- Your objective: Return exactly the lines that run from the beginning through the line containing "const total = shares.reduce((a, b)", both included, and no others.

[Stored items from a collection]
━━━━━━━━━━━━━━━━

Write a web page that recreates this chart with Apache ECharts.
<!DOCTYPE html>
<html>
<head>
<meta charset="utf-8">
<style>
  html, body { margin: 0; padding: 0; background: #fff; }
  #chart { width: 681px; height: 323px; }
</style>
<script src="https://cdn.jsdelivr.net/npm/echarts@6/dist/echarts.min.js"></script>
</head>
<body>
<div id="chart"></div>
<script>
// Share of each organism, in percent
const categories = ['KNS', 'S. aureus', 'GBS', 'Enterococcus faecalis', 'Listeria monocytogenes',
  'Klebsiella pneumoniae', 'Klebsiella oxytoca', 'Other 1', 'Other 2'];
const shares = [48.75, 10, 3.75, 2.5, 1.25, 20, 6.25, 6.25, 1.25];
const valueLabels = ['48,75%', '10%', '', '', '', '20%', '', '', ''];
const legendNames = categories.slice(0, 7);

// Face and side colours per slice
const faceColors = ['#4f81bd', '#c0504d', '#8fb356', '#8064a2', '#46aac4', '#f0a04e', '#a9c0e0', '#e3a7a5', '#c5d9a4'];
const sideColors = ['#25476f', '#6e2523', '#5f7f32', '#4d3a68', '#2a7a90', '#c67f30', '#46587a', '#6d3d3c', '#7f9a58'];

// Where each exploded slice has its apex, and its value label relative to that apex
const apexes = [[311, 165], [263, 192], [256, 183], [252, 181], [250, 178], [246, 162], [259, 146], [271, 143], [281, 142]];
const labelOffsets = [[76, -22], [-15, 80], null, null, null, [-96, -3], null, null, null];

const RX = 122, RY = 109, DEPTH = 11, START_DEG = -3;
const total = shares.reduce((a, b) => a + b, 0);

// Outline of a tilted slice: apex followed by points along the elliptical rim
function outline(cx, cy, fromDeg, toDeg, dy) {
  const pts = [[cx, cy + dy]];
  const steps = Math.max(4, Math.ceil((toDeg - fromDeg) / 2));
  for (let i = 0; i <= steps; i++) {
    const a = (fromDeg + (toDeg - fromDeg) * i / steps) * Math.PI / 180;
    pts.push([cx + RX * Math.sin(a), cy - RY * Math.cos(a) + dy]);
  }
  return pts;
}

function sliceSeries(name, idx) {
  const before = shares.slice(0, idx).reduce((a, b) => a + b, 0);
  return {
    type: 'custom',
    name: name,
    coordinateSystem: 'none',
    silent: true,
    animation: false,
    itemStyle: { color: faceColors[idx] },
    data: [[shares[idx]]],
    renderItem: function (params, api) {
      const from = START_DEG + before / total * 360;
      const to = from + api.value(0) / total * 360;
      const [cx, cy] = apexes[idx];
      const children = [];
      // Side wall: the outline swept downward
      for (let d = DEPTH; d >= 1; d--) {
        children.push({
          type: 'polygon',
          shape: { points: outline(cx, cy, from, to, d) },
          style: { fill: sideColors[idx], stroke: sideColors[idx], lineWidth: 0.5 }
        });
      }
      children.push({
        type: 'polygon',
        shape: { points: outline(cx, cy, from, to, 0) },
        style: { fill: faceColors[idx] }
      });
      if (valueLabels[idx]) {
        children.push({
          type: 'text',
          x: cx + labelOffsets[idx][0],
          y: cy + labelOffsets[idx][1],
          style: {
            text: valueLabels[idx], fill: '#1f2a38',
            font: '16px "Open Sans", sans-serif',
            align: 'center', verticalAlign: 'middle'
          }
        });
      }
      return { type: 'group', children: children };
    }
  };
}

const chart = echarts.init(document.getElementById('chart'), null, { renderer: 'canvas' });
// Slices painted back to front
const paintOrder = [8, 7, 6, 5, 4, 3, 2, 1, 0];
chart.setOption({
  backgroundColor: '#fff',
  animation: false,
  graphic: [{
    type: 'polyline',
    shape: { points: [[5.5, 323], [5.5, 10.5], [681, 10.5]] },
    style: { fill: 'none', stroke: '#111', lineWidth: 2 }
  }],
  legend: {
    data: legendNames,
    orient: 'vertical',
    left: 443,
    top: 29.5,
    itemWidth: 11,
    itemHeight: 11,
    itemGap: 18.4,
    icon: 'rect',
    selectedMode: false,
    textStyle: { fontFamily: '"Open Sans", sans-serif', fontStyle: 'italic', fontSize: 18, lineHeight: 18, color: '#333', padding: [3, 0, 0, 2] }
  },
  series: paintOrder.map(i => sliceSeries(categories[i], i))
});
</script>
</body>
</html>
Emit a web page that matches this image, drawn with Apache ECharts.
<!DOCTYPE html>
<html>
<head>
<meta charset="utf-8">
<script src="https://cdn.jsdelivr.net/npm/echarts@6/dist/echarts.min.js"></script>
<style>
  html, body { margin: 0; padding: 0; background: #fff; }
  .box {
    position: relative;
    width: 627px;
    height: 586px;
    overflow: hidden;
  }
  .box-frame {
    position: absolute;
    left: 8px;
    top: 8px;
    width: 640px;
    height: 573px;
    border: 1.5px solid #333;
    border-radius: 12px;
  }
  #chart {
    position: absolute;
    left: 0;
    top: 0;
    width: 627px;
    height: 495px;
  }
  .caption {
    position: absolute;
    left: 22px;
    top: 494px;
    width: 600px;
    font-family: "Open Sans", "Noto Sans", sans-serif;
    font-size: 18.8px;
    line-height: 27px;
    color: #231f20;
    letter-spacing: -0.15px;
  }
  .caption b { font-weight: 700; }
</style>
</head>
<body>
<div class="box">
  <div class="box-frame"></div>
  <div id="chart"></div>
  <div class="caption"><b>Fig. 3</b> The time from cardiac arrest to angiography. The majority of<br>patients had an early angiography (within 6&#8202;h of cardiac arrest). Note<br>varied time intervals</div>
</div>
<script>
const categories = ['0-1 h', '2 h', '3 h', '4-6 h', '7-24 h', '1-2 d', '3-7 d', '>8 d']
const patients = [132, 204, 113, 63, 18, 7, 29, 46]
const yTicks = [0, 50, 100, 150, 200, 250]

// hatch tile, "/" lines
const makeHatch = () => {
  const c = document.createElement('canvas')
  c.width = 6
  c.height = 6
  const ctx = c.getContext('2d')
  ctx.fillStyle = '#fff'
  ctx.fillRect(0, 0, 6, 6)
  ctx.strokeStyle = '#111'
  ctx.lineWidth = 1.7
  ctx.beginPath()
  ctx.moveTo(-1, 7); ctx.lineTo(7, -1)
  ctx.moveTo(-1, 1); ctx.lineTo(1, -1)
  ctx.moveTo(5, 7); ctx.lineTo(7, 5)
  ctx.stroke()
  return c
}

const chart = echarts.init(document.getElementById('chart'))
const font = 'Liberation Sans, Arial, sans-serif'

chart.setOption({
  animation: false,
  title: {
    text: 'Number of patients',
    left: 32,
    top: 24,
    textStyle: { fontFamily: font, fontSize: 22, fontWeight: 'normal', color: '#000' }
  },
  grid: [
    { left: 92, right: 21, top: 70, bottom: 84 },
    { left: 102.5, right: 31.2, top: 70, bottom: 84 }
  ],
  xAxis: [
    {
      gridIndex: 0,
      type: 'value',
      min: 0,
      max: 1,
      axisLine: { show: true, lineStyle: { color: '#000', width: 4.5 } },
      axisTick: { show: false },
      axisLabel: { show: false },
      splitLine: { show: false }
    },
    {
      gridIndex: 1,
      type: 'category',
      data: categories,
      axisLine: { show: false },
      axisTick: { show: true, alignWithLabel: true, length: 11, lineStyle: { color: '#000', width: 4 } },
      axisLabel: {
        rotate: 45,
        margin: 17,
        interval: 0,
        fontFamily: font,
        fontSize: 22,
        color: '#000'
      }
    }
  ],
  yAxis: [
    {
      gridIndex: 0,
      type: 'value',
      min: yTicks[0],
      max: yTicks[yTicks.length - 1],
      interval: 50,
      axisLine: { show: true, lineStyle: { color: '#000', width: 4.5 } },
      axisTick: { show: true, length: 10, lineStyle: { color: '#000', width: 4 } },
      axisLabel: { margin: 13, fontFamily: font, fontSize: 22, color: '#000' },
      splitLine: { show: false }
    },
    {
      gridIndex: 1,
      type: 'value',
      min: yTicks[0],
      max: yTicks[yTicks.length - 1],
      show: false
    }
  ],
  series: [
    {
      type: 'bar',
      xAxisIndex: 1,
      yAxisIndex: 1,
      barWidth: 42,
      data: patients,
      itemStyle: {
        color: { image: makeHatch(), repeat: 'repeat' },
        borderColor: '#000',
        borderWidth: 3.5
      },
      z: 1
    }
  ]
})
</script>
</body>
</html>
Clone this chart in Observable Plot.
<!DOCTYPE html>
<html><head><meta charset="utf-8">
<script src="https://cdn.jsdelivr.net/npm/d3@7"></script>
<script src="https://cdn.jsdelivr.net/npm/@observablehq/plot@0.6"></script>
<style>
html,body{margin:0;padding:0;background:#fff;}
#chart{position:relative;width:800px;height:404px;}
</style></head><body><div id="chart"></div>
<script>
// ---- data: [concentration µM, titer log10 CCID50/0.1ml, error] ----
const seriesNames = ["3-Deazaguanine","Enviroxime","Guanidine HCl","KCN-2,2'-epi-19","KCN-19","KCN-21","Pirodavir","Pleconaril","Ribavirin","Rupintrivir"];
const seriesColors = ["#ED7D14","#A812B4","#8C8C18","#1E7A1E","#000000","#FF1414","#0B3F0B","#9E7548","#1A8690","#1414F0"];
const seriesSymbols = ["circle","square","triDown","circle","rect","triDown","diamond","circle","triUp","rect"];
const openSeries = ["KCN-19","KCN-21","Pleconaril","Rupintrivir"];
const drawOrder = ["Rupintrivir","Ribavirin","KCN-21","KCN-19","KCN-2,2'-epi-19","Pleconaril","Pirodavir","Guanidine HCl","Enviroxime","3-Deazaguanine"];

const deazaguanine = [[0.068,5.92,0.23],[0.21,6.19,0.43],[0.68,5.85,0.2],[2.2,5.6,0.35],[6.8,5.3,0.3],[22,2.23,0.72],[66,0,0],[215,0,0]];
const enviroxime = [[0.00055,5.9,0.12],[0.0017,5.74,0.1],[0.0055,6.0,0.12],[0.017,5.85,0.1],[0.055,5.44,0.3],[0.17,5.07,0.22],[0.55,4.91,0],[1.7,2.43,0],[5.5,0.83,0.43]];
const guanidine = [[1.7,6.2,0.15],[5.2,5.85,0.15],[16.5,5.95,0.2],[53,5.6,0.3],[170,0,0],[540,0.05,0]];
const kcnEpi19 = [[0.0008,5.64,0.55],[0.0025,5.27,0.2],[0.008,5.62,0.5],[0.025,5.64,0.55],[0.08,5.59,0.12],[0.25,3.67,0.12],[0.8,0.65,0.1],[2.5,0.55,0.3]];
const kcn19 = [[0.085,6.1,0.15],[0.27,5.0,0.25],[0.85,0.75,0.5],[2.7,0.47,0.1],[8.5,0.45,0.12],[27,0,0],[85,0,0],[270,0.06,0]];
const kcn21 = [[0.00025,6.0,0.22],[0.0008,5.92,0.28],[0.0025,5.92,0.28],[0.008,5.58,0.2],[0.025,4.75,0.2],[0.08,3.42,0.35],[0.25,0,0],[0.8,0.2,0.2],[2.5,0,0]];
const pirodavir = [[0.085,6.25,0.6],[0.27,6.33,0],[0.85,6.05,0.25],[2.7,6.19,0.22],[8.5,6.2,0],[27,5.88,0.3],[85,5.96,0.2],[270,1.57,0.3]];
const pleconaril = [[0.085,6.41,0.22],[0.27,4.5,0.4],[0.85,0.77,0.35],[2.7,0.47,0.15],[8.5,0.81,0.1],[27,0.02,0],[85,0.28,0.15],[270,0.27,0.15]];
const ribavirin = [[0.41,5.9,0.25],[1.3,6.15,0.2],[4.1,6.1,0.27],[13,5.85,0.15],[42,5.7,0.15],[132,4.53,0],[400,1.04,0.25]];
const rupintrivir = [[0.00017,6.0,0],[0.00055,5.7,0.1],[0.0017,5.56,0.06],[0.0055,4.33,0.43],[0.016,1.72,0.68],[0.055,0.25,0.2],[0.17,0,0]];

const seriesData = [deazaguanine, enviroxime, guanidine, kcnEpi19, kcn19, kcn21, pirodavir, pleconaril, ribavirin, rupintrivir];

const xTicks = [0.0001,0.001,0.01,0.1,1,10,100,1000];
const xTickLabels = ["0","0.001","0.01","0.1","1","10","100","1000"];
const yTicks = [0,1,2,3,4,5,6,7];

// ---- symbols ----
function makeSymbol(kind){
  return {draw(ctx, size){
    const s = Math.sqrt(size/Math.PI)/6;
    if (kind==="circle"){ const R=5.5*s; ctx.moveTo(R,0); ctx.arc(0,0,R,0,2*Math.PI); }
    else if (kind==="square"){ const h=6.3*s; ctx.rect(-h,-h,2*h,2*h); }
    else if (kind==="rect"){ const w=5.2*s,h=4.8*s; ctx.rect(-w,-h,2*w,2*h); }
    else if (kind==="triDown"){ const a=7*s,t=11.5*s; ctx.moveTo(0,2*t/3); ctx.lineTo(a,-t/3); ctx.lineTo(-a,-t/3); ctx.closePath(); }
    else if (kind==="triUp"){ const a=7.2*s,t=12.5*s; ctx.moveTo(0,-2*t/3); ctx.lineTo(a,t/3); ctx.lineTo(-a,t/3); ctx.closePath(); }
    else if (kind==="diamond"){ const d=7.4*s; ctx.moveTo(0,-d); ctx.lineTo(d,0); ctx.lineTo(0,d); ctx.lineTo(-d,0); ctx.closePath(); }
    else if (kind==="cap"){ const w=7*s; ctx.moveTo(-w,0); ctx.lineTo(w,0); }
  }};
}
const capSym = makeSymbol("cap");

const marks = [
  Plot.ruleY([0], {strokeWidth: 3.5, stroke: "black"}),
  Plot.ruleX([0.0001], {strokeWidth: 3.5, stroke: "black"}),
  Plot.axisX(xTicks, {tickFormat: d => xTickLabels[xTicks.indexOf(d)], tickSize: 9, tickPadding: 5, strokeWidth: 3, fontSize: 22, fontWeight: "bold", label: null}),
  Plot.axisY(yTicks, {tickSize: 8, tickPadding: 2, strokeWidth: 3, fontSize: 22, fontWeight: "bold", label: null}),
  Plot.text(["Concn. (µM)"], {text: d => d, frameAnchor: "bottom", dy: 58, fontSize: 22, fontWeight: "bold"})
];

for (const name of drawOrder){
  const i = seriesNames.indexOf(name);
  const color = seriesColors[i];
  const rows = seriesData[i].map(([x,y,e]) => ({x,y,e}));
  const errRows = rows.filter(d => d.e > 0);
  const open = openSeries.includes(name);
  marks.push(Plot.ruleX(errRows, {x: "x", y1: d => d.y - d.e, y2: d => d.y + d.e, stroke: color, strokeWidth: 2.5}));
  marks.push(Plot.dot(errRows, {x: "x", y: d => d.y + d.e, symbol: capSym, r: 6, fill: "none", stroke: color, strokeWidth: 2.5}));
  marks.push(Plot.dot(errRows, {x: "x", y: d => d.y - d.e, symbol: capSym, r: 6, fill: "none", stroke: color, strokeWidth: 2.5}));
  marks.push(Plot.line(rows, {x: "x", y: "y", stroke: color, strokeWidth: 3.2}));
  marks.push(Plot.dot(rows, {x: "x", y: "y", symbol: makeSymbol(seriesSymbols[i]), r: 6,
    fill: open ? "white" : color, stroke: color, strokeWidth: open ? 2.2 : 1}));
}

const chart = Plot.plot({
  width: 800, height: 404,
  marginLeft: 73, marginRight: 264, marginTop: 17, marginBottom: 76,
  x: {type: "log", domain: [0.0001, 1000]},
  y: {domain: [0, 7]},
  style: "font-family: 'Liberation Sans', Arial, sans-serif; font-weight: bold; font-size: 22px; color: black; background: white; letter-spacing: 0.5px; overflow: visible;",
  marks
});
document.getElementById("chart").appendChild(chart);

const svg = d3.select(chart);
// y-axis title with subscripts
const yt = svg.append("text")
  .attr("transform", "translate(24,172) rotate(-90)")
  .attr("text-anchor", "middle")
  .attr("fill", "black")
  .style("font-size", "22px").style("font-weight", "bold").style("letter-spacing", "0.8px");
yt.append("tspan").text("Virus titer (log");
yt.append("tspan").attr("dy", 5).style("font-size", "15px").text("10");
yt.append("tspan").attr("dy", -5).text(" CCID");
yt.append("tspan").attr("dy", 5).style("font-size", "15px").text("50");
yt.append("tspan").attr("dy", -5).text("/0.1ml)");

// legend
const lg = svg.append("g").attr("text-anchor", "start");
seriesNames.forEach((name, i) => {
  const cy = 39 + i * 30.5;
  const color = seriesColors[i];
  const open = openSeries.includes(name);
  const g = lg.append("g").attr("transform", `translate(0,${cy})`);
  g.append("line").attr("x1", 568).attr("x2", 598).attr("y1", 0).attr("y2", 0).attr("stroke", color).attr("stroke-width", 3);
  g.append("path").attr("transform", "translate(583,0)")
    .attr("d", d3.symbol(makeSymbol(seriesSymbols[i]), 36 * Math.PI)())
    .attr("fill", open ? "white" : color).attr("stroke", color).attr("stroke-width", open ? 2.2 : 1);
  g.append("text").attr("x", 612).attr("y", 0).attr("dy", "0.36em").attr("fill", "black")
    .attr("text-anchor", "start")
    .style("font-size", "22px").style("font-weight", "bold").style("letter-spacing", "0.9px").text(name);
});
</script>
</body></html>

━━━━━━━━━━━━━━━━

- Result:
Write a web page that recreates this chart with Apache ECharts.
<!DOCTYPE html>
<html>
<head>
<meta charset="utf-8">
<style>
  html, body { margin: 0; padding: 0; background: #fff; }
  #chart { width: 681px; height: 323px; }
</style>
<script src="https://cdn.jsdelivr.net/npm/echarts@6/dist/echarts.min.js"></script>
</head>
<body>
<div id="chart"></div>
<script>
// Share of each organism, in percent
const categories = ['KNS', 'S. aureus', 'GBS', 'Enterococcus faecalis', 'Listeria monocytogenes',
  'Klebsiella pneumoniae', 'Klebsiella oxytoca', 'Other 1', 'Other 2'];
const shares = [48.75, 10, 3.75, 2.5, 1.25, 20, 6.25, 6.25, 1.25];
const valueLabels = ['48,75%', '10%', '', '', '', '20%', '', '', ''];
const legendNames = categories.slice(0, 7);

// Face and side colours per slice
const faceColors = ['#4f81bd', '#c0504d', '#8fb356', '#8064a2', '#46aac4', '#f0a04e', '#a9c0e0', '#e3a7a5', '#c5d9a4'];
const sideColors = ['#25476f', '#6e2523', '#5f7f32', '#4d3a68', '#2a7a90', '#c67f30', '#46587a', '#6d3d3c', '#7f9a58'];

// Where each exploded slice has its apex, and its value label relative to that apex
const apexes = [[311, 165], [263, 192], [256, 183], [252, 181], [250, 178], [246, 162], [259, 146], [271, 143], [281, 142]];
const labelOffsets = [[76, -22], [-15, 80], null, null, null, [-96, -3], null, null, null];

const RX = 122, RY = 109, DEPTH = 11, START_DEG = -3;
const total = shares.reduce((a, b) => a + b, 0);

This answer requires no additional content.